*RECORD EXTRACTS*.
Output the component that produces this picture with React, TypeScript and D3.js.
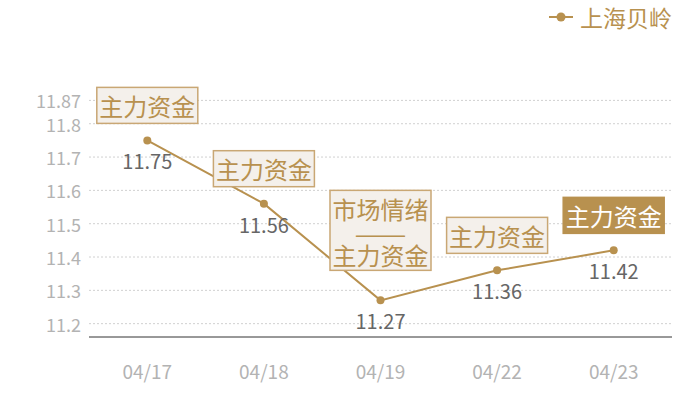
import * as d3 from 'd3'
import React from 'react'

// chart data
const dates = ['04/17', '04/18', '04/19', '04/22', '04/23']
const prices = [11.75, 11.56, 11.27, 11.36, 11.42]
const notes = [
  ['主力资金'],
  ['主力资金'],
  ['市场情绪', '——', '主力资金'],
  ['主力资金'],
  ['主力资金'],
]
const highlighted = [false, false, false, false, true]
const yTicks = [11.2, 11.3, 11.4, 11.5, 11.6, 11.7, 11.8, 11.87]
const yDomain = [11.16, 11.87]
const seriesName = '上海贝岭'

const W = 700
const H = 400
const margin = { left: 89, right: 28, top: 100.4, bottom: 63 }
const gold = '#b8914f'
const font = '"Noto Sans CJK SC", "Noto Sans", sans-serif'

const App = () => {
  const x = d3.scaleBand()
    .domain(dates)
    .range([margin.left, W - margin.right])
  const y = d3.scaleLinear()
    .domain(yDomain)
    .range([H - margin.bottom, margin.top])

  const cx = (d: string) => (x(d) as number) + x.bandwidth() / 2

  const line = d3.line<number>()
    .x((d, i) => cx(dates[i]))
    .y((d) => y(d))

  return (
    <svg width={W} height={H} style={{ position: 'absolute', left: 0, top: 0 }} fontFamily={font}>
      {/* grid */}
      {yTicks.map((t) => (
        <g key={t}>
          <line x1={margin.left} x2={W - margin.right} y1={y(t)} y2={y(t)}
            stroke='#d0d0d0' strokeDasharray='2,2' />
          <text x={margin.left - 8} y={y(t)} textAnchor='end' dominantBaseline='central'
            fontSize={18} fill='#b3b3b3'>{t}</text>
        </g>
      ))}
      {/* axis */}
      <line x1={margin.left} x2={W - margin.right} y1={H - margin.bottom} y2={H - margin.bottom}
        stroke='#333' strokeWidth={1} />
      {dates.map((d) => (
        <text key={d} x={cx(d)} y={379} textAnchor='middle' fontSize={19} fill='#b3b3b3'>{d}</text>
      ))}
      {/* series */}
      <path d={line(prices) || ''} fill='none' stroke={gold} strokeWidth={2} />
      {prices.map((p, i) => (
        <g key={i}>
          <circle cx={cx(dates[i])} cy={y(p)} r={4} fill={gold} />
          <text x={cx(dates[i])} y={y(p) + 29} textAnchor='middle' fontSize={20} fill='#666'>
            {p}
          </text>
        </g>
      ))}
      {/* annotation boxes */}
      {notes.map((lines, i) => {
        const px = cx(dates[i])
        const py = y(prices[i])
        const bh = lines.length * 22 + 14
        const gap = lines.length > 1 ? 30 : 17
        const top = py - gap - bh
        const bw = 101
        const hi = highlighted[i]
        return (
          <g key={'n' + i}>
            <rect x={px - bw / 2} y={top} width={bw} height={bh}
              fill={hi ? gold : '#f4f0eb'} stroke={hi ? gold : '#c9a774'} strokeWidth={1.5} />
            {lines.map((l, j) => {
              const dash = l.startsWith('—')
              return (
                <text key={j} x={px} y={top + 18 + j * 22 + (j > 0 ? 2 : 0)} textAnchor='middle'
                  dominantBaseline='central' fontSize={24} fill={hi ? '#fff' : gold}
                  {...(dash ? { textLength: 52, lengthAdjust: 'spacingAndGlyphs' } : {})}>
                  {l}
                </text>
              )
            })}
          </g>
        )
      })}
      {/* legend */}
      <line x1={549} x2={573} y1={17} y2={17} stroke={gold} strokeWidth={2} />
      <circle cx={561} cy={17} r={4.5} fill={gold} />
      <text x={580} y={17} dominantBaseline='central' fontSize={23} fill={gold}>{seriesName}</text>
    </svg>
  )
}

export default App
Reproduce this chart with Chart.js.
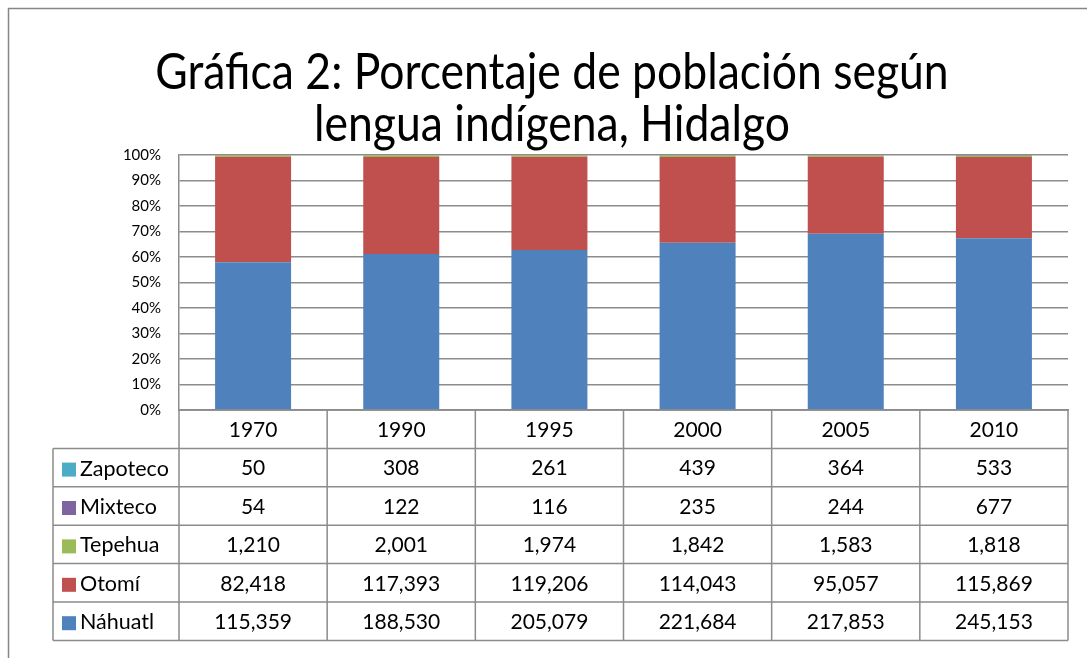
<!DOCTYPE html>
<html><head><meta charset="utf-8">
<script src="https://cdn.jsdelivr.net/npm/chart.js@4/dist/chart.umd.min.js"></script>
<style>html,body{margin:0;padding:0;background:#fff}#wrap{width:1087px;height:658px;position:relative}</style>
</head><body><div id="wrap"><canvas id="c" width="1087" height="658"></canvas></div>
<script>
const years = ['1970','1990','1995','2000','2005','2010'];
const nahuatl = [115359,188530,205079,221684,217853,245153];
const otomi = [82418,117393,119206,114043,95057,115869];
const tepehua = [1210,2001,1974,1842,1583,1818];
const mixteco = [54,122,116,235,244,677];
const zapoteco = [50,308,261,439,364,533];
const yTicks = ['0%','10%','20%','30%','40%','50%','60%','70%','80%','90%','100%'];
const titleLines = ['Gráfica 2: Porcentaje de población según','lengua indígena, Hidalgo'];

const series = [
  {name:'Náhuatl', data:nahuatl, color:'#4F81BD'},
  {name:'Otomí', data:otomi, color:'#C0504D'},
  {name:'Tepehua', data:tepehua, color:'#9BBB59'},
  {name:'Mixteco', data:mixteco, color:'#8064A2'},
  {name:'Zapoteco', data:zapoteco, color:'#4BACC6'}
];
const totals = years.map((_,i)=>series.reduce((s,d)=>s+d.data[i],0));
const FONT = 'Lato, "Open Sans", sans-serif';

const decor = {
  id:'decor',
  afterDraw(chart){
    const ctx = chart.ctx, x = chart.scales.x, ca = chart.chartArea;
    ctx.save();
    // frame (top and left edges)
    ctx.strokeStyle = '#868686'; ctx.lineWidth = 1.5;
    ctx.beginPath();
    ctx.moveTo(8.5, 660); ctx.lineTo(8.5, 8.5); ctx.lineTo(1090, 8.5);
    ctx.stroke();
    // title (slightly stretched vertically to mimic the narrower original face)
    ctx.fillStyle = '#000'; ctx.textAlign = 'center'; ctx.textBaseline = 'alphabetic';
    ctx.font = '44.5px ' + FONT;
    [[titleLines[0], 89], [titleLines[1], 141]].forEach(([t, by])=>{
      ctx.save();
      ctx.translate(552, by);
      ctx.scale(1, 1.12);
      ctx.fillText(t, 0, 0);
      ctx.restore();
    });
    // table
    const cw = (ca.right - ca.left) / years.length;
    const edges = years.map((_,i)=> x.getPixelForValue(i) - cw/2);
    edges.push(ca.right);
    const top = ca.bottom, rowH = 38.4, legL = 53;
    ctx.strokeStyle = '#8c8c8c'; ctx.lineWidth = 1.5;
    ctx.beginPath();
    const nRows = series.length;
    for (let r = 0; r <= nRows + 1; r++) {
      const y = top + r*rowH;
      ctx.moveTo(r === 0 ? ca.left : legL, y); ctx.lineTo(ca.right, y);
    }
    edges.forEach(e=>{ ctx.moveTo(e, top); ctx.lineTo(e, top + (nRows+1)*rowH); });
    ctx.moveTo(legL, top + rowH); ctx.lineTo(legL, top + (nRows+1)*rowH);
    ctx.stroke();
    ctx.font = '21px ' + FONT; ctx.textBaseline = 'middle'; ctx.fillStyle = '#000';
    years.forEach((yr,i)=>{ ctx.textAlign='center'; ctx.fillText(yr, x.getPixelForValue(i), top + rowH/2 + 1); });
    const ordered = series.slice().reverse();
    ordered.forEach((s,r)=>{
      const yc = top + (r+1)*rowH + rowH/2 + 1;
      ctx.fillStyle = s.color; ctx.fillRect(62, yc - 6, 14, 14);
      ctx.fillStyle = '#000'; ctx.textAlign = 'left';
      ctx.font = '21.5px ' + FONT;
      ctx.fillText(s.name, 80, yc);
      ctx.font = '21px ' + FONT;
      ctx.textAlign = 'center';
      s.data.forEach((v,i)=> ctx.fillText(v.toLocaleString('en-US'), x.getPixelForValue(i), yc));
    });
    ctx.restore();
  }
};

new Chart(document.getElementById('c'), {
  type:'bar',
  data:{
    labels: years,
    datasets: series.map(s=>({
      label: s.name,
      data: s.data.map((v,i)=> v / totals[i] * 100),
      backgroundColor: s.color,
      borderWidth: 0,
      barPercentage: 0.513,
      categoryPercentage: 1
    }))
  },
  options:{
    responsive:false, animation:false,
    layout:{padding:{top:155, bottom:248, left:0, right:19}},
    plugins:{legend:{display:false}, title:{display:false}, tooltip:{enabled:false}},
    scales:{
      x:{stacked:true, ticks:{display:false}, grid:{display:false, drawTicks:false}, border:{color:'#8c8c8c', width:1.5}},
      y:{stacked:true, min:0, max:100,
        afterFit(s){ s.width = 179; },
        ticks:{stepSize:10, padding:18, color:'#000', font:{family:FONT, size:15},
          callback:(v)=> yTicks[Math.round(v/10)]},
        grid:{color:'#8c8c8c', lineWidth:1.5, drawTicks:false},
        border:{color:'#8c8c8c', width:1.5}
      }
    }
  },
  plugins:[decor]
});
</script></body></html>
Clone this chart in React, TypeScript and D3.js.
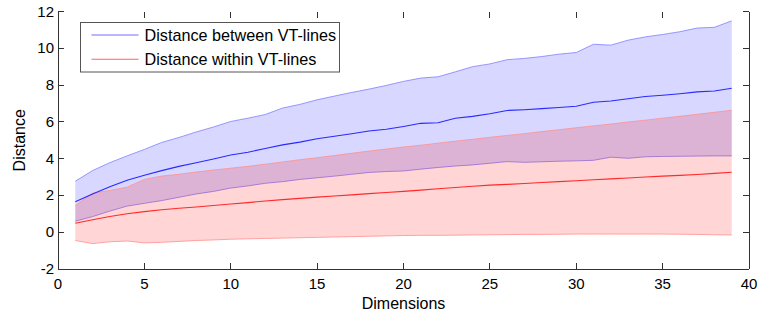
import React, { useRef, useEffect } from 'react';
import * as d3 from 'd3';

const dims = [1,2,3,4,5,6,7,8,9,10,11,12,13,14,15,16,17,18,19,20,21,22,23,24,25,26,27,28,29,30,31,32,33,34,35,36,37,38,39];

const betweenMean = [1.65,2.08,2.47,2.82,3.1,3.35,3.58,3.78,3.98,4.2,4.35,4.55,4.75,4.9,5.08,5.22,5.35,5.5,5.6,5.75,5.92,5.95,6.2,6.3,6.44,6.62,6.66,6.72,6.78,6.85,7.07,7.13,7.26,7.38,7.45,7.53,7.63,7.68,7.83];
const betweenUpper = [2.77,3.35,3.78,4.15,4.5,4.88,5.15,5.45,5.72,6.02,6.2,6.4,6.75,6.95,7.2,7.4,7.6,7.78,7.98,8.2,8.38,8.45,8.72,9.0,9.15,9.38,9.45,9.55,9.68,9.77,10.22,10.17,10.44,10.62,10.75,10.9,11.1,11.14,11.49];
const betweenLower = [0.6,0.85,1.15,1.42,1.57,1.72,1.9,2.08,2.22,2.4,2.52,2.66,2.75,2.87,2.96,3.05,3.15,3.25,3.3,3.33,3.43,3.52,3.6,3.66,3.75,3.84,3.8,3.83,3.86,3.88,3.91,4.08,4.02,4.1,4.12,4.13,4.14,4.15,4.15];

const withinMean = [0.49,0.68,0.85,1.0,1.12,1.22,1.3,1.37,1.45,1.53,1.61,1.7,1.77,1.84,1.91,1.97,2.03,2.1,2.16,2.22,2.29,2.36,2.43,2.5,2.56,2.6,2.65,2.7,2.75,2.8,2.85,2.9,2.95,3.0,3.05,3.09,3.14,3.2,3.26];
const withinUpper = [1.45,2.12,2.27,2.45,2.87,3.05,3.15,3.27,3.38,3.48,3.58,3.7,3.82,3.94,4.05,4.17,4.29,4.41,4.52,4.63,4.73,4.84,4.95,5.05,5.16,5.26,5.36,5.47,5.57,5.68,5.78,5.88,5.99,6.09,6.2,6.3,6.41,6.52,6.63];
const withinLower = [-0.45,-0.62,-0.52,-0.48,-0.58,-0.55,-0.5,-0.45,-0.42,-0.38,-0.36,-0.34,-0.32,-0.3,-0.28,-0.26,-0.24,-0.22,-0.2,-0.18,-0.17,-0.17,-0.16,-0.15,-0.14,-0.13,-0.12,-0.12,-0.11,-0.1,-0.1,-0.1,-0.1,-0.1,-0.1,-0.11,-0.12,-0.14,-0.15];

const xTicks = [0,5,10,15,20,25,30,35,40];
const yTicks = [-2,0,2,4,6,8,10,12];
const legendLabels = ['Distance between VT-lines', 'Distance within VT-lines'];

function App() {
  const svgRef = useRef(null);

  useEffect(() => {
    const svg = d3.select(svgRef.current);
    svg.selectAll("*").remove();

    const width = 758;
    const height = 320;
    const margin = { top: 11.5, right: 9, bottom: 51, left: 58 };
    const font = "'Liberation Sans', Arial, Helvetica, sans-serif";

    const x = d3.scaleLinear().domain([0, 40]).range([margin.left, width - margin.right]);
    const y = d3.scaleLinear().domain([-2, 12]).range([height - margin.bottom, margin.top]);

    const bands = [
      { mean: betweenMean, up: betweenUpper, lo: betweenLower, fill: "#0000ff", fillOp: 0.155, edge: "#8080ff", line: "#2a2aff" },
      { mean: withinMean, up: withinUpper, lo: withinLower, fill: "#ff0000", fillOp: 0.165, edge: "#ff9090", line: "#ff2a2a" },
    ];

    const area = (up, lo) => d3.area()
      .x((d, i) => x(dims[i]))
      .y0((d, i) => y(lo[i]))
      .y1((d, i) => y(up[i]))(dims);
    const line = (vals) => d3.line()
      .x((d, i) => x(dims[i]))
      .y((d, i) => y(vals[i]))(dims);

    bands.forEach(b => {
      svg.append("path").attr("d", area(b.up, b.lo)).attr("fill", b.fill).attr("fill-opacity", b.fillOp);
      svg.append("path").attr("d", line(b.up)).attr("fill", "none").attr("stroke", b.edge).attr("stroke-opacity", 0.8).attr("stroke-width", 1);
      svg.append("path").attr("d", line(b.lo)).attr("fill", "none").attr("stroke", b.edge).attr("stroke-opacity", 0.8).attr("stroke-width", 1);
    });
    bands.forEach(b => {
      svg.append("path").attr("d", line(b.mean)).attr("fill", "none").attr("stroke", b.line).attr("stroke-width", 1.1);
    });

    // axes box: left, bottom, right (no top line)
    const axisColor = "#333";
    const x0 = x(0), x1 = x(40), yb = y(-2), yt = y(12);
    const g = svg.append("g").attr("stroke", axisColor).attr("stroke-width", 1).attr("shape-rendering", "crispEdges");
    g.append("line").attr("x1", x0).attr("x2", x0).attr("y1", yt).attr("y2", yb);
    g.append("line").attr("x1", x0).attr("x2", x1).attr("y1", yb).attr("y2", yb);
    g.append("line").attr("x1", x1).attr("x2", x1).attr("y1", yt).attr("y2", yb);

    const tl = 6;
    xTicks.forEach(t => {
      g.append("line").attr("x1", x(t)).attr("x2", x(t)).attr("y1", yb).attr("y2", yb - tl);
      g.append("line").attr("x1", x(t)).attr("x2", x(t)).attr("y1", yt).attr("y2", yt + tl);
    });
    yTicks.forEach(t => {
      g.append("line").attr("x1", x0).attr("x2", x0 + tl).attr("y1", y(t)).attr("y2", y(t));
      g.append("line").attr("x1", x1).attr("x2", x1 - tl).attr("y1", y(t)).attr("y2", y(t));
    });

    svg.append("g").selectAll("text").data(xTicks).join("text")
      .attr("x", d => x(d)).attr("y", yb + 19.5)
      .attr("text-anchor", "middle").attr("font-family", font).attr("font-size", 15)
      .attr("fill", "#000").text(d => d);

    svg.append("g").selectAll("text").data(yTicks).join("text")
      .attr("x", x0 - 4).attr("y", d => y(d) + 5)
      .attr("text-anchor", "end").attr("font-family", font).attr("font-size", 15)
      .attr("fill", "#000").text(d => d);

    svg.append("text")
      .attr("x", (x0 + x1) / 2).attr("y", 309)
      .attr("text-anchor", "middle").attr("font-family", font).attr("font-size", 16)
      .text("Dimensions");

    svg.append("text")
      .attr("transform", `translate(25,${(yt + yb) / 2}) rotate(-90)`)
      .attr("text-anchor", "middle").attr("font-family", font).attr("font-size", 16)
      .text("Distance");

    // legend
    const lg = svg.append("g");
    lg.append("rect").attr("x", 80.5).attr("y", 22.5).attr("width", 259).attr("height", 49.5)
      .attr("fill", "#fff").attr("stroke", "#555").attr("stroke-width", 1);
    const legendColors = ["#7070ff", "#ff6060"];
    legendLabels.forEach((lab, i) => {
      const ly = 35 + i * 24.3;
      lg.append("line").attr("x1", 91.5).attr("x2", 138.5).attr("y1", ly).attr("y2", ly)
        .attr("stroke", legendColors[i]).attr("stroke-width", 1.1);
      lg.append("text").attr("x", 144.5).attr("y", ly + 5.5)
        .attr("font-family", font).attr("font-size", 16.2).attr("fill", "#000").text(lab);
    });
  }, []);

  return <svg ref={svgRef} width={758} height={320} style={{ position: 'absolute', left: 0, top: 0 }} />;
}

export default App;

*GIVEN PROBLEM*.
Only a number is wanted: how many lines contain the word "this"?

*SOLUTION*.
3